Zlatan Ibrahimovic might have had an autobiography to sell, but his recent comments about Pep Guardiola and Arsène Wenger reminded us how rare it is to have a sportsman whose character has more colours than beige.

“You only have to watch any old sports documentary, whether it is about Brian Clough or James Hunt or Niki Lauda or George Best, and you look at them and go, f***ing hell these people were heroes,” says former leader of Beta Band, Steve Mason.

“The reason it has changed is high- profile celebrities who are paid all this money are not allowed to have personalities, there is a party line that has to be toed.”

Mason, the man who turned down more than a million dollars to sell Beta Band tracks for car adverts before terminating the group’s contract with EMI owing the label £1.2m, reckons capitalism has touched every part of our daily lives in a negative way.

“Football is the most glaringly obvious example of how something that was the hub of the community for a lot of people has been turned into a greedy, grasping, multi-billion dollar industry, which has nothing to do with community, nothing to do with local pride and passion, and everything to do with maximising profit.”

As advertising money flies in, the humanity and honesty disappear.

Last Of The Heroes, taken from Mason’s second solo record, Monkey Minds In Devil’s Time, opens with Brazilian commentary and the sound of screaming engines, before shuffling drums and down-tempo, staccato bass come in.

Mason is a motor-racing man. He’s sampled the crackled voice from the press box at Donnington race track in 1993. He reckons the race bookended a time of sportsmen with personalities. (Incidentally, English football’s Premier League completed its first season the same year.) Ayrton Senna’s performance that day, starting the grid on fourth and ending lap one in the wet in first, is a marker before Michael Schumacher began to dominate.

“It ushered in a new era of people who repeated the script, were human adverts, walking, talking extensions of the advertising campaign, and every single race was incredibly dull and impossible to get passionate about.”

When sponsors are stood next to drivers at the end of races you are left with a sport muzzled by financiers who control it with money. You end up with “people who appear to have absolutely no personality whatsoever”.

Electronic folk pioneers

Mason, on the other hand, is a man with thoughtful, considered opinions on most things. He’s now into his 40s and seems to be in a good place. His time with hip-hop electronic folk pioneers the Beta Band – at one point in the 1990s the most credible new name to drop – included crippling depression as well as the excellent The Three EP’s, before they disbanded in 2004.

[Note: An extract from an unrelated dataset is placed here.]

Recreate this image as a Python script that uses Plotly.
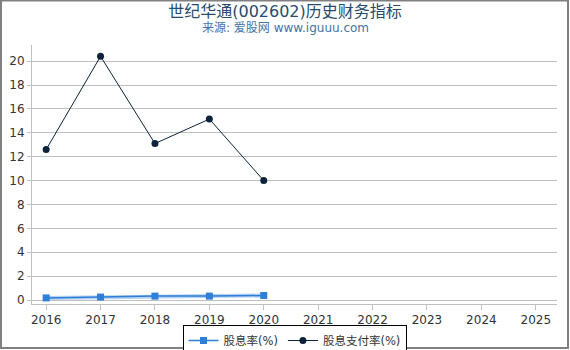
import plotly.graph_objects as go

years = [2016, 2017, 2018, 2019, 2020]
dividend_yield = [0.18, 0.25, 0.33, 0.33, 0.38]
payout_ratio = [12.6, 20.4, 13.1, 15.15, 10.0]
x_ticks = list(range(2016, 2026))
y_ticks = list(range(0, 21, 2))

W, H = 570, 350
ml, mr, mt, mb = 32, 13, 45, 46
pw, ph = W - ml - mr, H - mt - mb

fig = go.Figure()
fig.add_trace(go.Scatter(
    x=years, y=dividend_yield, mode="lines", showlegend=False, hoverinfo="skip",
    line=dict(color="rgba(47,126,216,0.35)", width=4)))
fig.add_trace(go.Scatter(
    x=years, y=dividend_yield, mode="lines+markers", name="股息率(%)",
    line=dict(color="#2f7ed8", width=1.5),
    marker=dict(symbol="square", size=7, color="#2f7ed8")))
fig.add_trace(go.Scatter(
    x=years, y=payout_ratio, mode="lines+markers", name="股息支付率(%)",
    line=dict(color="#0d233a", width=1),
    marker=dict(symbol="circle", size=7, color="#0d233a")))

font = "DejaVu Sans, Noto Sans CJK SC, sans-serif"
fig.update_layout(
    width=W, height=H,
    margin=dict(l=ml, r=mr, t=mt, b=mb, autoexpand=False),
    paper_bgcolor="white", plot_bgcolor="white",
    font=dict(family=font, size=12, color="#333333"),
    title=dict(text="世纪华通(002602)历史财务指标", x=0.5, xanchor="center",
               y=1 - 11 / H, yanchor="middle",
               font=dict(size=16, color="#274b6d", family=font)),
    xaxis=dict(range=[2015.74, 2025.39], tickmode="array", tickvals=x_ticks,
               ticktext=[str(v) for v in x_ticks], showgrid=False,
               showline=True, linecolor="#c0c0c0", linewidth=1,
               ticks="outside", ticklen=5, tickcolor="#c0c0c0",
               tickfont=dict(size=12, color="#333333"), zeroline=False),
    yaxis=dict(range=[-0.33, 21.35], tickmode="array", tickvals=y_ticks,
               showgrid=True, gridcolor="#c0c0c0", gridwidth=1,
               showline=True, linecolor="#c0c0c0", linewidth=1,
               ticks="outside", ticklen=4, tickcolor="#c0c0c0",
               tickfont=dict(size=12, color="#333333"), zeroline=False),
    legend=dict(orientation="h", x=0.5, xanchor="center",
                y=-(325 - mt - ph) / ph, yanchor="top",
                bordercolor="black", borderwidth=1, bgcolor="white",
                font=dict(size=11.5, color="#333333"),
                itemwidth=30, tracegroupgap=0, valign="middle"),
    annotations=[dict(text="来源: 爱股网 www.iguuu.com", xref="paper", yref="paper",
                      x=0.5 - (ml - mr) / 2 / pw, y=1 + (mt - 28) / ph,
                      xanchor="center", yanchor="middle", showarrow=False,
                      font=dict(size=12, color="#4572a7", family=font))],
    shapes=[dict(type="rect", xref="paper", yref="paper",
                 x0=-(ml - 1) / pw, x1=1 + (mr - 2) / pw,
                 y0=-(mb - 2) / ph, y1=1 + (mt - 0.5) / ph,
                 line=dict(color="#808080", width=2))],
)
fig.write_html("out.html")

After an electronic side project, Black Affair, made with an ex-girlfriend who shared his love for 1980s electro music, came his debut solo effort with synth-pop producer Richard X, whose credits included Annie, Kelis and Sugababes.

Mason politely cuts our call halfway through in order to bring his washing in; he’s at home in Fife and it’s raining. On his return to the phone, he explains he recorded half the new record in the studio attached to his house and did the rest of it in Hackney with Dan Carey.

His time in London coincided with the riots, which found their way into the record.

“Watching that unfold you realise there is this lost generation of young people for which party politics, the House of Commons, means less than nothing. They have no interest. They think politics is something that happens to other people. They have no power. Every decision in the House of Commons affects them in a negative way.”

For Mason, not enough people in the entertainment industry are talking about society at large, which is why he is tackling bigger ideas than before, even getting “concept” on his fans.

“There has been politics in my music since Hot Shots II, but it was disguised because the rest of the band didn’t want me to go down that road.

“I cloaked everything up but it’s on there if people wanted to decipher it, which not many people could be bothered to do.

Now it is time for Mason to condense all his ideas, “get some form of clarity across about what I feel about society, about our lives and where we are as human beings in the grand scheme of things and who the real enemy is in all our lives”.

He believes it is the corrupt establishment and consumer capitalism and the values it promotes.

“I could talk about how this album is the best record I’ve ever made, but nobody is interested in that. But because of the content of the record I can have a discussion like this with people all over the world, not shy away from it.”